## start SOURCE DATA

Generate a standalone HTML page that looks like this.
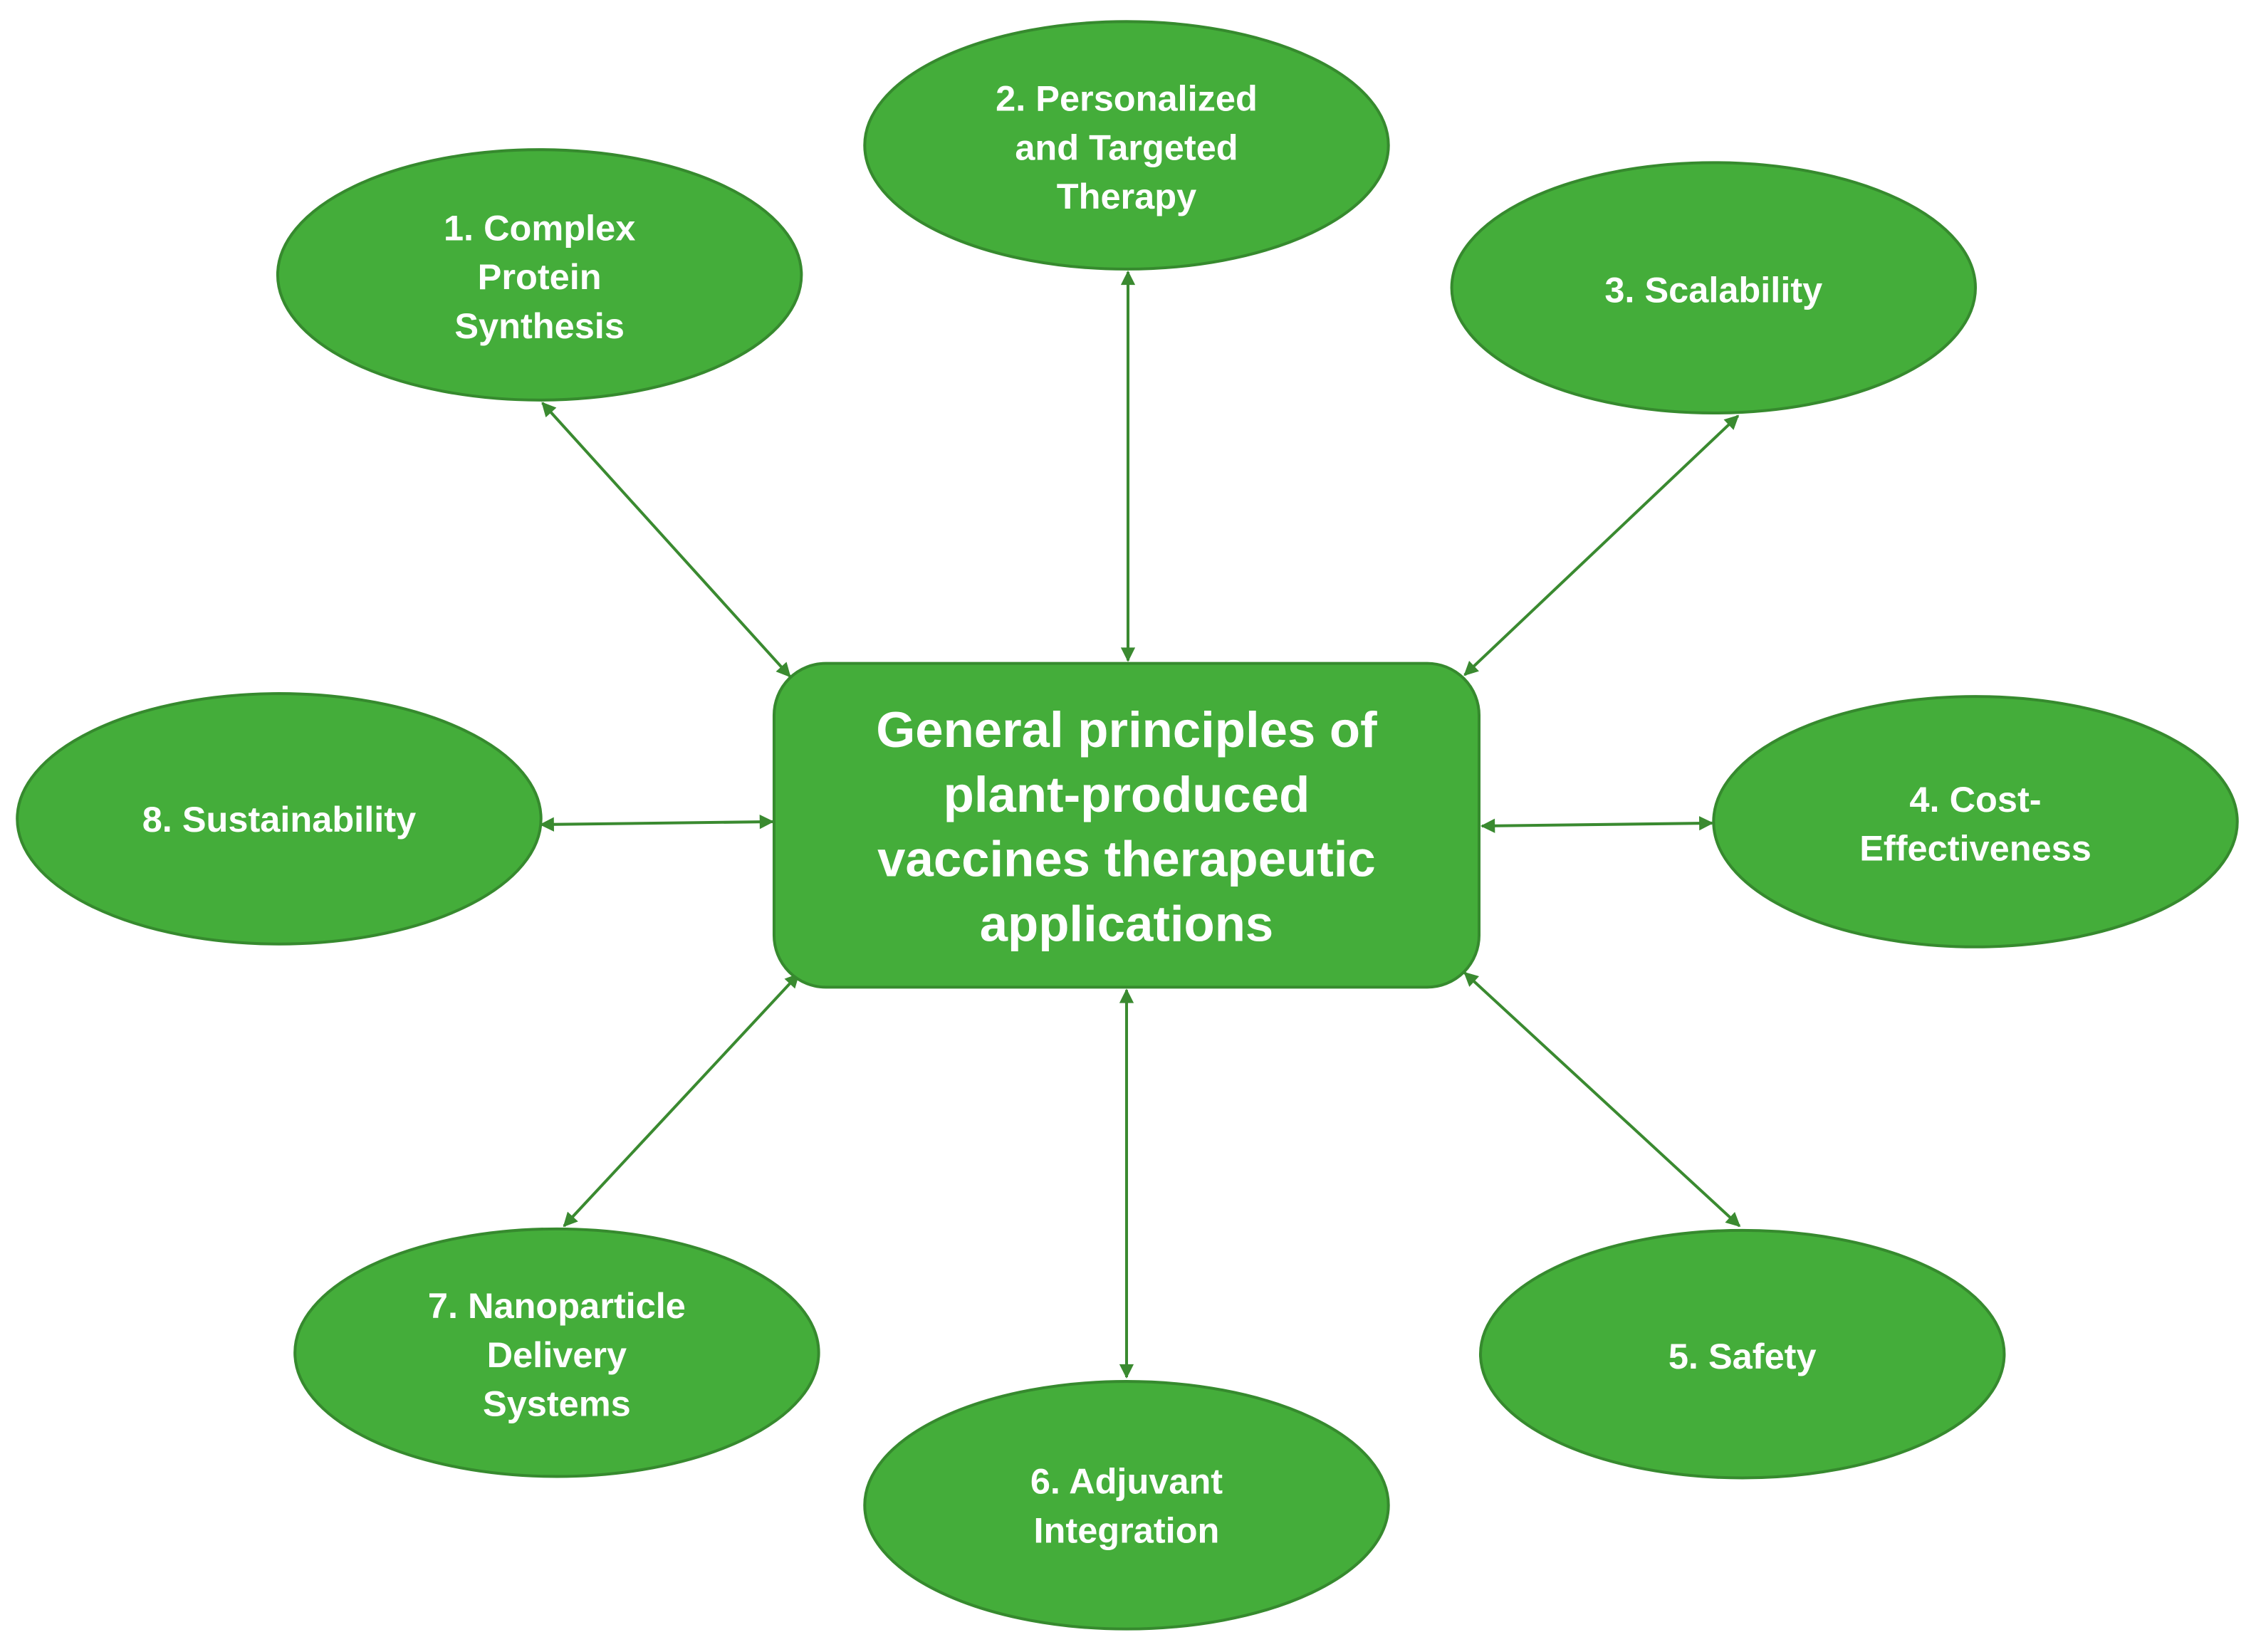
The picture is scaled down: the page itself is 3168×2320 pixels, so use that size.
<!DOCTYPE html>
<html><head><meta charset="utf-8"><style>
html,body{margin:0;padding:0;background:#fff;}
svg{display:block;}
text{font-family:"Liberation Sans",Arial,sans-serif;font-weight:bold;fill:#fff;text-anchor:middle;}
</style></head><body>
<svg width="3168" height="2320" viewBox="0 0 1568 1148" preserveAspectRatio="none">
<defs>
<marker id="a" viewBox="0 0 10 10" refX="9" refY="5" markerWidth="6" markerHeight="6" orient="auto-start-reverse" markerUnits="userSpaceOnUse"><path d="M0,0 L10,5 L0,10 z" fill="#3a8a30" transform="scale(1)"/></marker>
<marker id="b" viewBox="0 0 10 10" refX="9" refY="5" markerWidth="12" markerHeight="10" orient="auto-start-reverse" markerUnits="userSpaceOnUse"><path d="M0,0 L10,5 L0,10 z" fill="#3a8a30"/></marker>
</defs>
<g stroke="#3a8a30" stroke-width="2" marker-start="url(#b)" marker-end="url(#b)">
<line x1="377" y1="280" x2="549" y2="470"/>
<line x1="784" y1="189" x2="784" y2="459"/>
<line x1="1208" y1="289" x2="1018" y2="469"/>
<line x1="1030" y1="574" x2="1190" y2="572"/>
<line x1="1018" y1="676" x2="1209" y2="852"/>
<line x1="783" y1="688" x2="783" y2="957"/>
<line x1="555" y1="677" x2="392" y2="852"/>
<line x1="376" y1="573" x2="537" y2="571"/>
</g>
<g fill="#44ad3a" stroke="#368a2e" stroke-width="2">
<rect x="538" y="461" width="490" height="225" rx="36"/>
<ellipse cx="375" cy="191" rx="182" ry="87"/>
<ellipse cx="783" cy="101" rx="182" ry="86"/>
<ellipse cx="1191" cy="200" rx="182" ry="87"/>
<ellipse cx="1373" cy="571" rx="182" ry="87"/>
<ellipse cx="1211" cy="941" rx="182" ry="86"/>
<ellipse cx="783" cy="1046" rx="182" ry="86"/>
<ellipse cx="387" cy="940" rx="182" ry="86"/>
<ellipse cx="194" cy="569" rx="182" ry="87"/>
</g>
<g font-size="35">
<text x="783" y="519">General principles of</text>
<text x="783" y="564">plant-produced</text>
<text x="783" y="609">vaccines therapeutic</text>
<text x="783" y="654">applications</text>
</g>
<g font-size="25">
<text x="375" y="167">1. Complex</text><text x="375" y="201">Protein</text><text x="375" y="235">Synthesis</text>
<text x="783" y="77">2. Personalized</text><text x="783" y="111">and Targeted</text><text x="783" y="145">Therapy</text>
<text x="1191" y="210">3. Scalability</text>
<text x="1373" y="564">4. Cost-</text><text x="1373" y="598">Effectiveness</text>
<text x="1211" y="951">5. Safety</text>
<text x="783" y="1038">6. Adjuvant</text><text x="783" y="1072">Integration</text>
<text x="387" y="916">7. Nanoparticle</text><text x="387" y="950">Delivery</text><text x="387" y="984">Systems</text>
<text x="194" y="578">8. Sustainability</text>
</g>
</svg>
</body></html>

## end SOURCE DATA

**SHORT EXERCISE**.
Repeat the data in full and exactly. Omit pictures.

**SOLUTION TO THIS PROBLEM**.
Generate a standalone HTML page that looks like this.
The picture is scaled down: the page itself is 3168×2320 pixels, so use that size.
<!DOCTYPE html>
<html><head><meta charset="utf-8"><style>
html,body{margin:0;padding:0;background:#fff;}
svg{display:block;}
text{font-family:"Liberation Sans",Arial,sans-serif;font-weight:bold;fill:#fff;text-anchor:middle;}
</style></head><body>
<svg width="3168" height="2320" viewBox="0 0 1568 1148" preserveAspectRatio="none">
<defs>
<marker id="a" viewBox="0 0 10 10" refX="9" refY="5" markerWidth="6" markerHeight="6" orient="auto-start-reverse" markerUnits="userSpaceOnUse"><path d="M0,0 L10,5 L0,10 z" fill="#3a8a30" transform="scale(1)"/></marker>
<marker id="b" viewBox="0 0 10 10" refX="9" refY="5" markerWidth="12" markerHeight="10" orient="auto-start-reverse" markerUnits="userSpaceOnUse"><path d="M0,0 L10,5 L0,10 z" fill="#3a8a30"/></marker>
</defs>
<g stroke="#3a8a30" stroke-width="2" marker-start="url(#b)" marker-end="url(#b)">
<line x1="377" y1="280" x2="549" y2="470"/>
<line x1="784" y1="189" x2="784" y2="459"/>
<line x1="1208" y1="289" x2="1018" y2="469"/>
<line x1="1030" y1="574" x2="1190" y2="572"/>
<line x1="1018" y1="676" x2="1209" y2="852"/>
<line x1="783" y1="688" x2="783" y2="957"/>
<line x1="555" y1="677" x2="392" y2="852"/>
<line x1="376" y1="573" x2="537" y2="571"/>
</g>
<g fill="#44ad3a" stroke="#368a2e" stroke-width="2">
<rect x="538" y="461" width="490" height="225" rx="36"/>
<ellipse cx="375" cy="191" rx="182" ry="87"/>
<ellipse cx="783" cy="101" rx="182" ry="86"/>
<ellipse cx="1191" cy="200" rx="182" ry="87"/>
<ellipse cx="1373" cy="571" rx="182" ry="87"/>
<ellipse cx="1211" cy="941" rx="182" ry="86"/>
<ellipse cx="783" cy="1046" rx="182" ry="86"/>
<ellipse cx="387" cy="940" rx="182" ry="86"/>
<ellipse cx="194" cy="569" rx="182" ry="87"/>
</g>
<g font-size="35">
<text x="783" y="519">General principles of</text>
<text x="783" y="564">plant-produced</text>
<text x="783" y="609">vaccines therapeutic</text>
<text x="783" y="654">applications</text>
</g>
<g font-size="25">
<text x="375" y="167">1. Complex</text><text x="375" y="201">Protein</text><text x="375" y="235">Synthesis</text>
<text x="783" y="77">2. Personalized</text><text x="783" y="111">and Targeted</text><text x="783" y="145">Therapy</text>
<text x="1191" y="210">3. Scalability</text>
<text x="1373" y="564">4. Cost-</text><text x="1373" y="598">Effectiveness</text>
<text x="1211" y="951">5. Safety</text>
<text x="783" y="1038">6. Adjuvant</text><text x="783" y="1072">Integration</text>
<text x="387" y="916">7. Nanoparticle</text><text x="387" y="950">Delivery</text><text x="387" y="984">Systems</text>
<text x="194" y="578">8. Sustainability</text>
</g>
</svg>
</body></html>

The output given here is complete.